Have a few questions on a Simple Harmonic Motion (SHM) it's a swinging pendulum with no damping. Assuming the differential equations that describes it motion as: $$\frac{d^2x}{dt^2} + \omega_0x = \cos\omega_1t
(1)$$ where $\omega_0 =$ natural angular frequency $\omega_1 = $ driving\input frequency my question is why use cosine as a driving\input force instead of sine, I understand it has to be sinusoidal but why cosine? My other question is based on a proof I saw on Youtube video and I just wanted to confirm my understanding of the proof so same equation as above $$\frac{d^2x}{dt^2} + \omega_0x = \cos\omega_1t$$ so solution to equation is made up of $X(t) = x_p + x_c$ where $X_p =$ particular solution to differential equation above (1) and $x_c$ is the solution to the homogeneous equation (1) and the driving frequency $\omega_1$ is approximately equal to natural frequency $\omega_0$ so solution becomes $$ x_p = \frac{t\sin\omega_0t}{2\omega_0} (2)$$ would I be right in thinking $\frac{t}{2\omega_0}$ is the amplitude for this solution?$$$$Finally the proof says if $\omega_0$ is approximately equal to $\omega_1$ the solution to the differential equation $\frac{d^2x}{dt^2} + \omega_0x = \cos\omega_1t$ is a linear combination of the particular solution $\frac{\cos\omega_1t}{\omega_0^2-\omega_1^2}$ and complementary solution which is $\frac{\cos\omega_0t}{\omega_0^2-\omega_1^2}$ so $$ x(t) = \frac{\cos\omega_1 -\cos\omega_0t}{\omega_0^2-\omega_1^2} (3) $$ using the trig identity $\cos A – \cos B = 2\sin\frac{A-B}{2}\sin\frac{A+B}{2}$ where A =$\omega_1$ and B = $\omega_0$ so equation (3) becomes $$2\sin\frac{\omega_1-\omega_0}{2}\sin\frac{\omega_1+\omega_0}{2}$$ as $\omega_1$ approx equal $\omega_0$ this equation becomes $$\frac{2}{\omega_0^2-\omega_1^2}\frac{\sin(\omega_0-\omega_1)}{2}t\sin\omega_0t (4)$$ Equation (4) can be broken into two parts it's amplitude (if I am correct??) of $\frac{2}{\omega_0^2-\omega_1^2}\frac{\sin(\omega_0-\omega_1)}{2}t$ and oscillation of $\sin\omega_0t$?? And it should also equal equation (2) so $\frac{t}{2\omega_0}$ from equation (2) equals $\frac{2}{\omega_0^2-\omega_1^2}\frac{\sin(\omega_0-\omega_1)}{2}t$ from equation (4) but they don't seem to agree? Appreciate any insight you could offer!

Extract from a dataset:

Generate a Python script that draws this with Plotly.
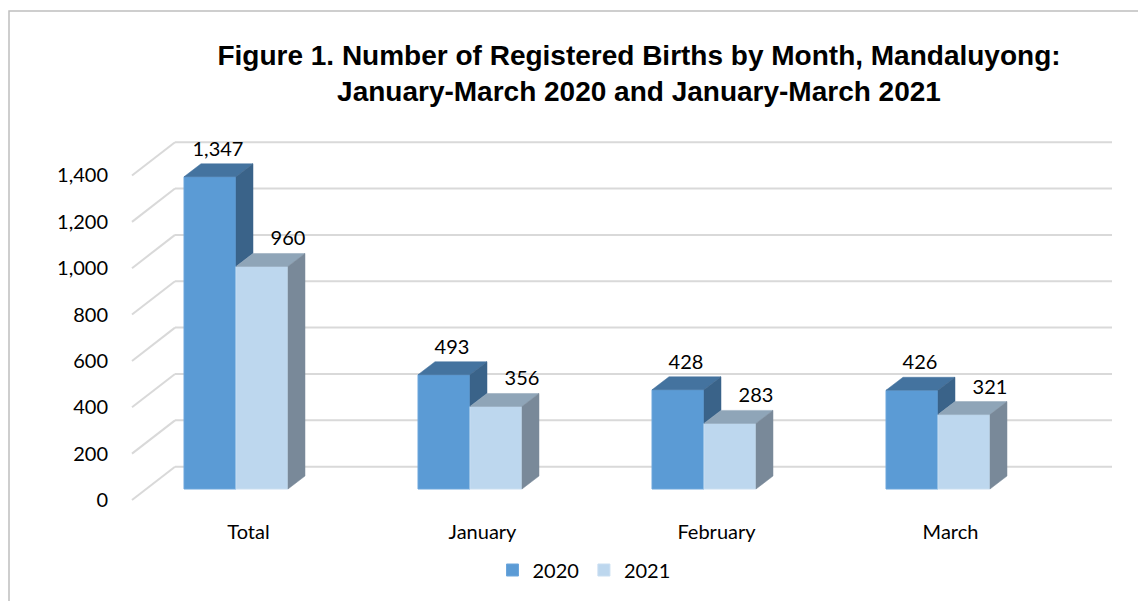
import plotly.graph_objects as go

# ---------------- data ----------------
categories = ["Total", "January", "February", "March"]
values_2020 = [1347, 493, 428, 426]
values_2021 = [960, 356, 283, 321]
series_names = ["2020", "2021"]
y_ticks = [0, 200, 400, 600, 800, 1000, 1200, 1400]

# ---------------- style / geometry ----------------
PAGE_OFF = 8                      # default body margin of the html page
W, H = 1146 - PAGE_OFF, 601 - PAGE_OFF
ML, MR, MT, MB = 120, 8, 120, 85
PX_X = 234.0          # pixels per category
PX_Y = 0.2318         # pixels per unit value
X0_PX = 236.0 - PAGE_OFF   # pixel of category 0 (front face centre)
Y0_PX = 489.0 - PAGE_OFF   # pixel of value 0 on bar front plane

def xd(px):  # pixel offset -> data offset (x)
    return px / PX_X

def yd(px):  # pixel offset -> data offset (y)
    return px / PX_Y

x_range = [(ML - X0_PX) / PX_X, (W - MR - X0_PX) / PX_X]
y_range = [(Y0_PX - (H - MB)) / PX_Y, (Y0_PX - MT) / PX_Y]
PW, PH = W - ML - MR, H - MT - MB

bar_w = xd(52)
depth_dx, depth_dy = xd(17), yd(13)            # bar depth
front_off = yd(-11)                             # front wall relative to bar plane
back_off = yd(22.3)                             # back wall relative to bar plane
wall_front_x = xd(132 - 236)
wall_back_x = xd(175 - 236)
wall_right_x = xd(1112 - 236)

C20 = dict(front="#5B9BD5", top="#44739F", side="#3A6389", edge="#6CA6DC")
C21 = dict(front="#BDD7EE", top="#8FA5B8", side="#798999", edge="#C9DEF1")
GRID = "#D9D9D9"
FONT = "Lato"

fig = go.Figure()

# gridlines (back wall + left wall) as shapes below traces
shapes = []
for v in y_ticks:
    shapes.append(dict(type="line", xref="x", yref="y", layer="below",
                       x0=wall_front_x, y0=v + front_off, x1=wall_back_x, y1=v + back_off,
                       line=dict(color=GRID, width=2)))
    shapes.append(dict(type="line", xref="x", yref="y", layer="below",
                       x0=wall_back_x, y0=v + back_off, x1=wall_right_x, y1=v + back_off,
                       line=dict(color=GRID, width=2)))
# outer chart border
bx0, by0 = 9 - PAGE_OFF, 11 - PAGE_OFF
shapes.append(dict(type="rect", xref="paper", yref="paper",
                   x0=(bx0 - ML) / PW, x1=(W + 20 - ML) / PW,
                   y0=((H - MB) - (H + 20)) / PH, y1=((H - MB) - by0) / PH,
                   line=dict(color="#BFBFBF", width=1.5), layer="below"))

xs = list(range(len(categories)))

# front faces
fig.add_trace(go.Bar(x=xs, y=values_2020, width=bar_w, offset=-bar_w, name=series_names[0],
                     marker=dict(color=C20["front"], line=dict(color=C20["edge"], width=1)),
                     hoverinfo="skip"))
fig.add_trace(go.Bar(x=xs, y=values_2021, width=bar_w, offset=0, name=series_names[1],
                     marker=dict(color=C21["front"], line=dict(color=C21["edge"], width=1)),
                     hoverinfo="skip"))

def poly(xpts, ypts, color):
    fig.add_trace(go.Scatter(x=xpts + [xpts[0]], y=ypts + [ypts[0]], mode="lines",
                             fill="toself", fillcolor=color, line=dict(color=color, width=0.5),
                             showlegend=False, hoverinfo="skip"))

for i, (v20, v21) in enumerate(zip(values_2020, values_2021)):
    # 2020 bar
    a, b = i - bar_w, i
    poly([a, b, b + depth_dx, a + depth_dx], [v20, v20, v20 + depth_dy, v20 + depth_dy], C20["top"])
    lo = min(v21, v20)
    poly([b, b, b + depth_dx, b + depth_dx], [lo, v20, v20 + depth_dy, lo + depth_dy], C20["side"])
    # 2021 bar
    a, b = i, i + bar_w
    poly([a, b, b + depth_dx, a + depth_dx], [v21, v21, v21 + depth_dy, v21 + depth_dy], C21["top"])
    poly([b, b, b + depth_dx, b + depth_dx], [0, v21, v21 + depth_dy, depth_dy], C21["side"])

# data labels
lab_dy = yd(26)
fig.add_trace(go.Scatter(x=[i - bar_w / 2 + xd(8) for i in xs], y=[v + lab_dy for v in values_2020],
                         mode="text", text=[f"{v:,}" for v in values_2020],
                         textfont=dict(family=FONT, size=20, color="#000000"),
                         showlegend=False, hoverinfo="skip", cliponaxis=False))
fig.add_trace(go.Scatter(x=[i + bar_w / 2 + xd(26) for i in xs], y=[v + lab_dy for v in values_2021],
                         mode="text", text=[f"{v:,}" for v in values_2021],
                         textfont=dict(family=FONT, size=20, color="#000000"),
                         showlegend=False, hoverinfo="skip", cliponaxis=False))

fig.update_layout(
    width=W, height=H,
    margin=dict(l=ML, r=MR, t=MT, b=MB, autoexpand=False),
    paper_bgcolor="white", plot_bgcolor="white",
    barmode="overlay",
    shapes=shapes,
    title=dict(text="Figure 1. Number of Registered Births by Month, Mandaluyong:<br>January-March 2020 and January-March 2021",
               x=(639 - PAGE_OFF) / W, xanchor="center", y=1 - 57 / H, yanchor="top",
               font=dict(family="Liberation Sans", size=28, color="#000000", weight="bold")),
    xaxis=dict(range=x_range, tickmode="array",
               tickvals=[i + xd(12.5) for i in xs], ticktext=categories,
               showgrid=False, zeroline=False, showline=False, ticks="",
               tickfont=dict(family=FONT, size=20, color="#000000"), ticklabelstandoff=2),
    yaxis=dict(range=y_range, tickmode="array",
               tickvals=[v + front_off for v in y_ticks], ticktext=[f"{v:,}" for v in y_ticks],
               showgrid=False, zeroline=False, showline=False, ticks="",
               tickfont=dict(family=FONT, size=20, color="#000000"), ticklabelstandoff=19),
    legend=dict(orientation="h", x=(584 - PAGE_OFF - ML) / PW, xanchor="center",
                y=((H - MB) - (570 - PAGE_OFF)) / PH, yanchor="middle",
                font=dict(family=FONT, size=20, color="#000000"), itemwidth=30,
                traceorder="normal"),
    showlegend=True,
)

fig.write_html("out.html")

Simple Harmonic Motion with forcing
calculusordinary differential equationsphysics
Best Answer
You are working in the limit $\omega_0\approx\omega_1$. Let's define $\Delta\omega=\omega_0-\omega_1$. Then you can write your amplitude in expression (4) as $$\frac 2{\omega_0^2-\omega_1^2}\frac{\sin(\omega_0-\omega_1)}2 t=\frac{\sin\Delta\omega}{(\omega_0+\omega_1)\Delta\omega}t=\frac{\sin\Delta\omega}{(2\omega_0-\Delta\omega)\Delta\omega}t$$ In the limit $\Delta\omega\to 0$, you have $\frac{\sin\Delta\omega}{\Delta\omega}\to 1$ and $(2\omega_0-\Delta\omega)\to 2\omega_0$. Therefore your amplitude will become $\frac t{2\omega_0}$.